Lets try the top non intersecting tokens.
let topSpam = spamTxts |> top (spamCount / 10) casedTokenizer
let topHam = hamTxts |> top (hamCount / 10) casedTokenizer
let topCommonTokens = Set.intersect topSpam1 topHam1
let allTopTokens = Set.union topSpam1 topHam1
let uncommonTokens = Set.difference allTopTokens topCommonTokens // the allTokens minus the common ones
let rarestTopTokensClassifier = train trainingSet smartTokenizer uncommonTokens
Yields:
- Properly classified Ham: 0.96580
- Properly classified Spam: 0.94079
Much better.
There is one final improvement we can make. Note that the training train
function is using the smartTokenizer
, which
if you remember, is replacing phone and txt numbers with "PHONE" & "TXT" in the trainingSet. However these symbols aren't
in our classification set yet so lets add them and see what difference this makes.
let smartTokens =
uncommonTokens
|> Set.add "__PHONE__"
|> Set.add "__TXT__"
let rarestTopTokensClassifier = train trainingSet smartTokenizer smartTokens
Gives us an even better classification of Spam, with an acceptable detection of Ham messages.

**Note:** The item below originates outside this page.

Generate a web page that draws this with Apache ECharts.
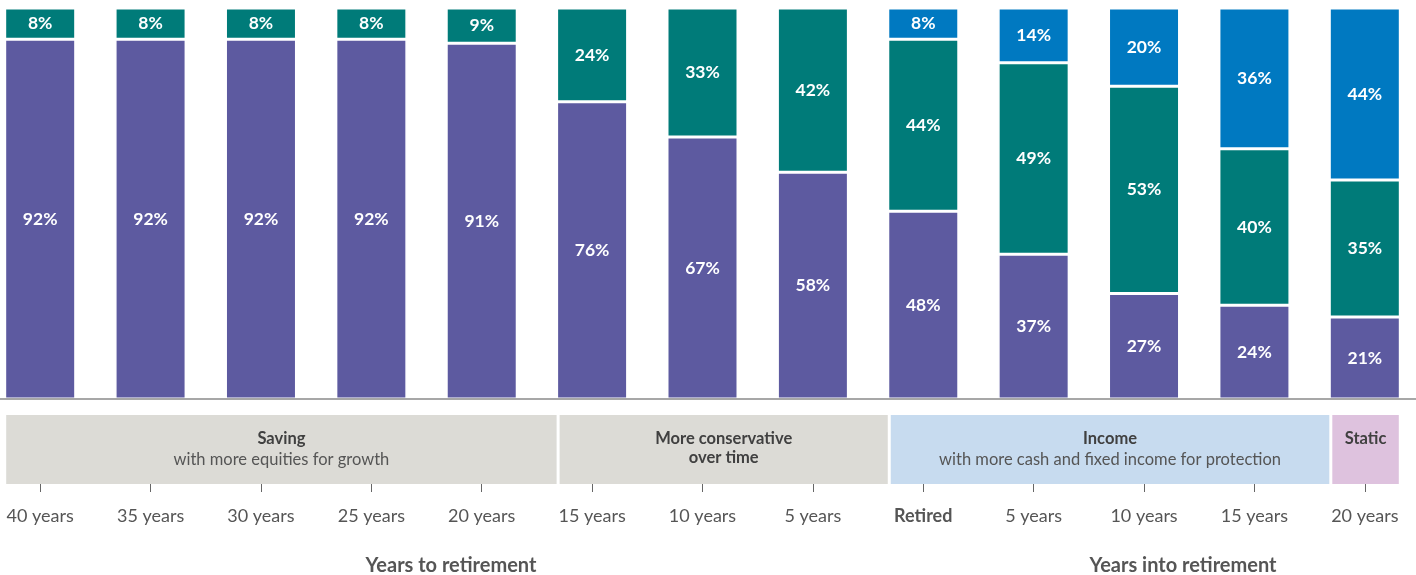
<!DOCTYPE html>
<html>
<head>
<meta charset="utf-8">
<script src="https://cdn.jsdelivr.net/npm/echarts@6/dist/echarts.min.js"></script>
<style>
html,body{margin:0;padding:0;background:#fff;}
#chart{width:1416px;height:575px;}
</style>
</head>
<body>
<div id="chart"></div>
<script>
// ---- Data ----
const categories = ['40 years','35 years','30 years','25 years','20 years','15 years','10 years','5 years','Retired','5 years','10 years','15 years','20 years'];
const equities = [92,92,92,92,91,76,67,58,48,37,27,24,21];
const fixedIncome = [8,8,8,8,9,24,33,42,44,49,53,40,35];
const cash = [0,0,0,0,0,0,0,0,8,14,20,36,44];

const phaseTitles = ['Saving','More conservative\nover time','Income','Static'];
const phaseSubtitles = ['with more equities for growth','','with more cash and fixed income for protection',''];
const phaseFrom = [0,5,8,12];
const phaseTo = [4,7,11,12];

const axisTitles = ['Years to retirement','Years into retirement'];

// ---- Styling ----
const FONT = 'Lato, "Open Sans", sans-serif';
const colors = { equities:'#5d5aa0', fixed:'#007b79', cash:'#0079c1' };
const phaseColors = ['#dcdbd6','#dcdbd6','#c7dbef','#dec2de'];
const BAR_VISIBLE = 68;

const chart = echarts.init(document.getElementById('chart'), null, {renderer:'canvas'});

function barSeries(name, data, color) {
  return {
    name, type:'bar', stack:'total', data,
    xAxisIndex:0, yAxisIndex:0,
    barWidth: BAR_VISIBLE + 3,
    itemStyle:{ color, borderColor:'#ffffff', borderWidth:1.5 },
    label:{
      show:true, position:'inside', color:'#ffffff',
      fontFamily:FONT, fontSize:17.5, fontWeight:'bold',
      formatter: p => p.value > 0 ? p.value + '%' : ''
    },
    emphasis:{disabled:true}
  };
}

const option = {
  animation:false,
  backgroundColor:'#ffffff',
  grid:[
    {left:-15, width:1435, top:8, height:391, containLabel:false, outerBoundsMode:'none'},
    {left:-15, width:1435, top:415, height:69, containLabel:false, outerBoundsMode:'none'}
  ],
  xAxis:[
    {type:'category', gridIndex:0, data:categories, z:5,
     axisLine:{show:true, lineStyle:{color:'#8a8a8a', width:1.5}},
     axisTick:{show:false}, axisLabel:{show:false}},
    {type:'category', gridIndex:1, data:categories, position:'bottom',
     axisLine:{show:false},
     axisTick:{show:true, alignWithLabel:true, length:8, lineStyle:{color:'#666', width:1}},
     axisLabel:{show:true, interval:0, margin:23, color:'#555', fontFamily:FONT, fontSize:18,
       hideOverlap:false,
       formatter: v => v === 'Retired' ? '{b|Retired}' : v,
       rich:{ b:{fontWeight:'bold', color:'#555', fontFamily:FONT, fontSize:18} } }}
  ],
  yAxis:[
    {type:'value', gridIndex:0, min:0, max:100, show:false},
    {type:'value', gridIndex:1, min:0, max:1, show:false}
  ],
  series:[
    barSeries('Equities', equities, colors.equities),
    barSeries('Fixed income', fixedIncome, colors.fixed),
    barSeries('Cash', cash, colors.cash),
    {
      type:'custom', xAxisIndex:1, yAxisIndex:1,
      data: phaseFrom.map((f,i)=>[f, phaseTo[i]]),
      encode:{x:[0,1]},
      silent:true,
      renderItem:(params, api) => {
        const i = params.dataIndex;
        const n = phaseFrom.length;
        const half = BAR_VISIBLE/2;
        const from = api.value(0), to = api.value(1);
        const cs = params.coordSys;
        let x0 = api.coord([from,0])[0] - half + (i>0 ? 1.5 : 0);
        let x1 = (i < n-1) ? api.coord([to+1,0])[0] - half - 1.5 : api.coord([to,0])[0] + half;
        const title = phaseTitles[i].split('\n').map(t=>'{t|'+t+'}').join('\n');
        const txt = phaseSubtitles[i] ? title + '\n{s|' + phaseSubtitles[i] + '}' : title;
        return {
          type:'group',
          children:[
            {type:'rect', shape:{x:x0, y:cs.y, width:x1-x0, height:cs.height},
             style:{fill:phaseColors[i]}},
            {type:'text', x:(x0+x1)/2, y:cs.y+14,
             style:{
               text:txt, align:'center', verticalAlign:'top',
               rich:{
                 t:{fill:'#404040', fontWeight:'bold', fontSize:16.5, fontFamily:FONT, lineHeight:19},
                 s:{fill:'#555555', fontWeight:'normal', fontSize:16.5, fontFamily:FONT, lineHeight:23}
               }
             }}
          ]
        };
      }
    }
  ],
  graphic:[
    {type:'text', x:451, y:566,
     style:{text:axisTitles[0], fill:'#555', font:'bold 20px ' + FONT, textAlign:'center', textVerticalAlign:'middle', align:'center', verticalAlign:'middle'}},
    {type:'text', x:1183, y:566,
     style:{text:axisTitles[1], fill:'#555', font:'bold 20px ' + FONT, textAlign:'center', textVerticalAlign:'middle', align:'center', verticalAlign:'middle'}}
  ]
};
chart.setOption(option);
</script>
</body>
</html>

- Properly classified Ham: 0.96580
- Properly classified Spam: 0.95395
The Naive Bayes algorithm is one of the simplest probabilistic classifiers - it's implementation has taken us less than 70 lines of F# code to implement. However the selection of so called feature/predictors has proven to be more more interesting, requiring a detailed analysis of the data space. Often with suprising results, for example adding more data to the classification feature set made the predictions worse or that key terms we intuitively thought might do that trick were amongst the worst.
This is where F# has proved to be an excellent choice allowing us to extract potential classification feature from a variety of patterns within the data.
A final thought being that given the classification feature detections required a lot of analysis of patterns within the data set an idea might be to combine such a classifier with a hidden feature detection neural network.